Folklore and tales of Basilaia’s native Georgia are never far away neither is the “Vie de Bohème” of his childhood. Treated with tenderness and a touch of irony, are red wigged clowns or  a musician brandishing a violin or blowing in a horn. In the series, Stalinland photographed symbols and icons of the Soviet culture are confronted and paired with libertine characters and excesses from the Occidental society, in anachronous collages. Although his technique of photo-collage place Basilaia in the linage of such neo-realists as Mimmo Rotella, Raymond Hains, or Jacques de la Villeglé his poetic universe is closer to that of Chagall, whose oeuvre he admires.

 

Fleeing tale

Basilaia’s works reflect the patchwork of life where events, loved ones, and situations compose an improbable collage. That life is not static, even his windmill seems to be fleeing, already halfway in the air. Some of his itinerants are made up of chunks of maps, as if to stress their universal identity, maybe an expression of the multitude of displaced human beings in our modern society. Some of them glance at us furtively, yet with insistence, as if they wanted to tell their life-long journey in this brief instant. 

 

 

 

Painter

 

JOURNEY

 

Andre Basilaia’s grandfather was a painter, and his father was a composer. This double heritage had a major influence on Basilaia, who started out as a musician, before switching to become a painter.

 

Painting and Rock’n’roll

A singer and a bassist, the teenage Basilaia played in several music groups after school, including in his father’s orchestra. But already obsessed with drawing, even on music tours, he always brought his sketchbook and pencils.
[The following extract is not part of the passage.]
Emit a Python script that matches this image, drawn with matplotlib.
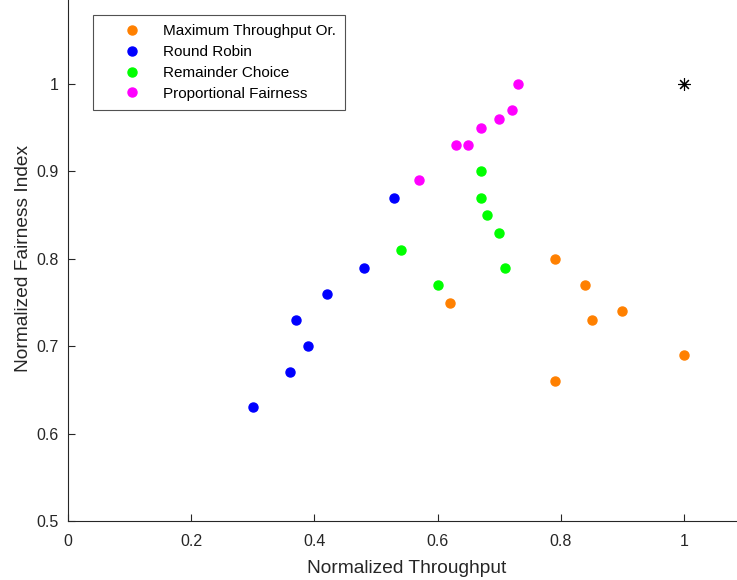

At seventeen, to pursue his musical career, he enrols in Tbilissi’s Superior School of Cinema and Dramatic Arts; he even plays in a few films. As soon as he graduates though, he goes back to painting. During that time he moves in with his uncle, the painter Eduard Gukasov, who gives him his first formal art training in painting, drawing, pastel, colour, and perspective. He also travels several times to Paris, to visit his sister-in-law. For the next twenty years he tries to balance his life between music and painting. In 2003, Basilaia decides to move with his family to Paris, to finally be a painter.

 

 

ANRI BASILAIA
(Born in 1960 in Tbilisi, Georgia)

Recent Exhibitions

 

2010 : galerie "9", Tbilissi. 

galerie Orel Art, Paris.

2007 : galerie "L'œil du Huit", Paris. Galerie "Vernissage" Tbilissi

2006 : Ceiterbildungszentrum Norden, Germany.

2005 : Centre d’art national, Tbilissi.

2002 : galerie "L'œil du Huit", Paris.

             galerie "TMS", Tbilissi.